DATA EXCERPT:

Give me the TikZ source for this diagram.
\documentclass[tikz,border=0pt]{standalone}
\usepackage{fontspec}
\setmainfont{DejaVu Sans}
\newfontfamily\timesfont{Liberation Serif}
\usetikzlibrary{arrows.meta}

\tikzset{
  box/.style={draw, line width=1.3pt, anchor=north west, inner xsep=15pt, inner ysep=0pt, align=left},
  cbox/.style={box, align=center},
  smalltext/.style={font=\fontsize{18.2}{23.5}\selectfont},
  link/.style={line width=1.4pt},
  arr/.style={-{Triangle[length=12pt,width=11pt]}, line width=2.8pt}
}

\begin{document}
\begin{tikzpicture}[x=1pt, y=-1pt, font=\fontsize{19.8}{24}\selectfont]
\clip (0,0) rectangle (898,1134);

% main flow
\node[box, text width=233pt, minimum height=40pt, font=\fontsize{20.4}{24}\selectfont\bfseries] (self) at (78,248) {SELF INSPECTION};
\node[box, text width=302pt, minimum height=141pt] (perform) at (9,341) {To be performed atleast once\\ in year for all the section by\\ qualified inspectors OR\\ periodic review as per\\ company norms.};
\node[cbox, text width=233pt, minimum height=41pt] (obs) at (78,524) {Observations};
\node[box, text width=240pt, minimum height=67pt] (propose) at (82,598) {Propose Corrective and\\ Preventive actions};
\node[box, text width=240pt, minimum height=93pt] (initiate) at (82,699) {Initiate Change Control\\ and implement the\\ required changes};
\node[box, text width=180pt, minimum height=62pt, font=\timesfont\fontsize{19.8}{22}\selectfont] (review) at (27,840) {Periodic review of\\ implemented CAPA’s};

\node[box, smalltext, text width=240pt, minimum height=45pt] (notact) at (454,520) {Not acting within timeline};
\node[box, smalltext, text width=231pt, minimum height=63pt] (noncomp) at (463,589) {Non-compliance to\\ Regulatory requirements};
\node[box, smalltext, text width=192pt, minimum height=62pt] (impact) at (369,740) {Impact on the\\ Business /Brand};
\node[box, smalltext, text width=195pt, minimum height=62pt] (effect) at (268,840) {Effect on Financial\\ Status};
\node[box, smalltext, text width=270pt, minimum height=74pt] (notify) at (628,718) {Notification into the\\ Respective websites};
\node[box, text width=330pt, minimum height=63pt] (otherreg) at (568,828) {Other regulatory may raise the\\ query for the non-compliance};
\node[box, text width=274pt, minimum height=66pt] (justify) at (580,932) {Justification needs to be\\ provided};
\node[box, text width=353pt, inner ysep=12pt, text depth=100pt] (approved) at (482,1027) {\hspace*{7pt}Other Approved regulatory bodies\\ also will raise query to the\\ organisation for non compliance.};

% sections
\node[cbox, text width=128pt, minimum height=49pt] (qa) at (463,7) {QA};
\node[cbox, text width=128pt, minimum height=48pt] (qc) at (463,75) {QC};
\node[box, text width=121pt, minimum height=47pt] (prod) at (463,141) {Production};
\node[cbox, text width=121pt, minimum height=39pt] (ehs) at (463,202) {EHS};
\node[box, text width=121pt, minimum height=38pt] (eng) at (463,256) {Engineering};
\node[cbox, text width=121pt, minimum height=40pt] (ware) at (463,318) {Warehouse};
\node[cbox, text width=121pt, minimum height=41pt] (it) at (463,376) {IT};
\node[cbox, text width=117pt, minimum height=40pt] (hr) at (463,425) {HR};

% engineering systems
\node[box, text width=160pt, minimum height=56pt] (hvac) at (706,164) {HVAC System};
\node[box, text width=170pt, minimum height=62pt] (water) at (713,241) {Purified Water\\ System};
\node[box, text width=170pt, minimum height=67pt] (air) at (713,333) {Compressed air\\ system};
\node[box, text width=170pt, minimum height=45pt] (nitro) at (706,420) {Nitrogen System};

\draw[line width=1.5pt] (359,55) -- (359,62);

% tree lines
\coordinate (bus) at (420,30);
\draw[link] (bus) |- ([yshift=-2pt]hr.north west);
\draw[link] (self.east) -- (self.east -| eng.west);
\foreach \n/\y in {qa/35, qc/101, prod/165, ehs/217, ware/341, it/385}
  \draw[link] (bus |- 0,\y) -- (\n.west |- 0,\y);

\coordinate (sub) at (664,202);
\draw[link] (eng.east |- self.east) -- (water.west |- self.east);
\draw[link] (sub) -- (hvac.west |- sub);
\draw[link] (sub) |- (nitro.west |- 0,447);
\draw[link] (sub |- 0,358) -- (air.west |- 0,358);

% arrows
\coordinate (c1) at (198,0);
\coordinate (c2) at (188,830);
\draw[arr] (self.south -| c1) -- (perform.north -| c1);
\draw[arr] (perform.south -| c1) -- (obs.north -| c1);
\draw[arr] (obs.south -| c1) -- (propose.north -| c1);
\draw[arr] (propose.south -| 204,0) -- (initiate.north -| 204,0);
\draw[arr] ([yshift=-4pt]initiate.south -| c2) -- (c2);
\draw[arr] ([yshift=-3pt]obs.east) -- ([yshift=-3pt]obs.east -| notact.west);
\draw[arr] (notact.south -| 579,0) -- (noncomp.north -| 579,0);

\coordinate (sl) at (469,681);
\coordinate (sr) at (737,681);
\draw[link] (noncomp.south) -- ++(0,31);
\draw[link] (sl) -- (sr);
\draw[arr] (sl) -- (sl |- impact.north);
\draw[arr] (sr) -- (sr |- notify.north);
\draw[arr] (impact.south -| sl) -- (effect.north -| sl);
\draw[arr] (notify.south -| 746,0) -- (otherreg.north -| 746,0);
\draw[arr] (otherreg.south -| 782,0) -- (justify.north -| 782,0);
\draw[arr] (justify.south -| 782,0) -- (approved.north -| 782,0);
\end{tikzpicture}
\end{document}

WORK TO DO: Output the listing above word for word.

REPLY:
Give me the TikZ source for this diagram.
\documentclass[tikz,border=0pt]{standalone}
\usepackage{fontspec}
\setmainfont{DejaVu Sans}
\newfontfamily\timesfont{Liberation Serif}
\usetikzlibrary{arrows.meta}

\tikzset{
  box/.style={draw, line width=1.3pt, anchor=north west, inner xsep=15pt, inner ysep=0pt, align=left},
  cbox/.style={box, align=center},
  smalltext/.style={font=\fontsize{18.2}{23.5}\selectfont},
  link/.style={line width=1.4pt},
  arr/.style={-{Triangle[length=12pt,width=11pt]}, line width=2.8pt}
}

\begin{document}
\begin{tikzpicture}[x=1pt, y=-1pt, font=\fontsize{19.8}{24}\selectfont]
\clip (0,0) rectangle (898,1134);

% main flow
\node[box, text width=233pt, minimum height=40pt, font=\fontsize{20.4}{24}\selectfont\bfseries] (self) at (78,248) {SELF INSPECTION};
\node[box, text width=302pt, minimum height=141pt] (perform) at (9,341) {To be performed atleast once\\ in year for all the section by\\ qualified inspectors OR\\ periodic review as per\\ company norms.};
\node[cbox, text width=233pt, minimum height=41pt] (obs) at (78,524) {Observations};
\node[box, text width=240pt, minimum height=67pt] (propose) at (82,598) {Propose Corrective and\\ Preventive actions};
\node[box, text width=240pt, minimum height=93pt] (initiate) at (82,699) {Initiate Change Control\\ and implement the\\ required changes};
\node[box, text width=180pt, minimum height=62pt, font=\timesfont\fontsize{19.8}{22}\selectfont] (review) at (27,840) {Periodic review of\\ implemented CAPA’s};

\node[box, smalltext, text width=240pt, minimum height=45pt] (notact) at (454,520) {Not acting within timeline};
\node[box, smalltext, text width=231pt, minimum height=63pt] (noncomp) at (463,589) {Non-compliance to\\ Regulatory requirements};
\node[box, smalltext, text width=192pt, minimum height=62pt] (impact) at (369,740) {Impact on the\\ Business /Brand};
\node[box, smalltext, text width=195pt, minimum height=62pt] (effect) at (268,840) {Effect on Financial\\ Status};
\node[box, smalltext, text width=270pt, minimum height=74pt] (notify) at (628,718) {Notification into the\\ Respective websites};
\node[box, text width=330pt, minimum height=63pt] (otherreg) at (568,828) {Other regulatory may raise the\\ query for the non-compliance};
\node[box, text width=274pt, minimum height=66pt] (justify) at (580,932) {Justification needs to be\\ provided};
\node[box, text width=353pt, inner ysep=12pt, text depth=100pt] (approved) at (482,1027) {\hspace*{7pt}Other Approved regulatory bodies\\ also will raise query to the\\ organisation for non compliance.};

% sections
\node[cbox, text width=128pt, minimum height=49pt] (qa) at (463,7) {QA};
\node[cbox, text width=128pt, minimum height=48pt] (qc) at (463,75) {QC};
\node[box, text width=121pt, minimum height=47pt] (prod) at (463,141) {Production};
\node[cbox, text width=121pt, minimum height=39pt] (ehs) at (463,202) {EHS};
\node[box, text width=121pt, minimum height=38pt] (eng) at (463,256) {Engineering};
\node[cbox, text width=121pt, minimum height=40pt] (ware) at (463,318) {Warehouse};
\node[cbox, text width=121pt, minimum height=41pt] (it) at (463,376) {IT};
\node[cbox, text width=117pt, minimum height=40pt] (hr) at (463,425) {HR};

% engineering systems
\node[box, text width=160pt, minimum height=56pt] (hvac) at (706,164) {HVAC System};
\node[box, text width=170pt, minimum height=62pt] (water) at (713,241) {Purified Water\\ System};
\node[box, text width=170pt, minimum height=67pt] (air) at (713,333) {Compressed air\\ system};
\node[box, text width=170pt, minimum height=45pt] (nitro) at (706,420) {Nitrogen System};

\draw[line width=1.5pt] (359,55) -- (359,62);

% tree lines
\coordinate (bus) at (420,30);
\draw[link] (bus) |- ([yshift=-2pt]hr.north west);
\draw[link] (self.east) -- (self.east -| eng.west);
\foreach \n/\y in {qa/35, qc/101, prod/165, ehs/217, ware/341, it/385}
  \draw[link] (bus |- 0,\y) -- (\n.west |- 0,\y);

\coordinate (sub) at (664,202);
\draw[link] (eng.east |- self.east) -- (water.west |- self.east);
\draw[link] (sub) -- (hvac.west |- sub);
\draw[link] (sub) |- (nitro.west |- 0,447);
\draw[link] (sub |- 0,358) -- (air.west |- 0,358);

% arrows
\coordinate (c1) at (198,0);
\coordinate (c2) at (188,830);
\draw[arr] (self.south -| c1) -- (perform.north -| c1);
\draw[arr] (perform.south -| c1) -- (obs.north -| c1);
\draw[arr] (obs.south -| c1) -- (propose.north -| c1);
\draw[arr] (propose.south -| 204,0) -- (initiate.north -| 204,0);
\draw[arr] ([yshift=-4pt]initiate.south -| c2) -- (c2);
\draw[arr] ([yshift=-3pt]obs.east) -- ([yshift=-3pt]obs.east -| notact.west);
\draw[arr] (notact.south -| 579,0) -- (noncomp.north -| 579,0);

\coordinate (sl) at (469,681);
\coordinate (sr) at (737,681);
\draw[link] (noncomp.south) -- ++(0,31);
\draw[link] (sl) -- (sr);
\draw[arr] (sl) -- (sl |- impact.north);
\draw[arr] (sr) -- (sr |- notify.north);
\draw[arr] (impact.south -| sl) -- (effect.north -| sl);
\draw[arr] (notify.south -| 746,0) -- (otherreg.north -| 746,0);
\draw[arr] (otherreg.south -| 782,0) -- (justify.north -| 782,0);
\draw[arr] (justify.south -| 782,0) -- (approved.north -| 782,0);
\end{tikzpicture}
\end{document}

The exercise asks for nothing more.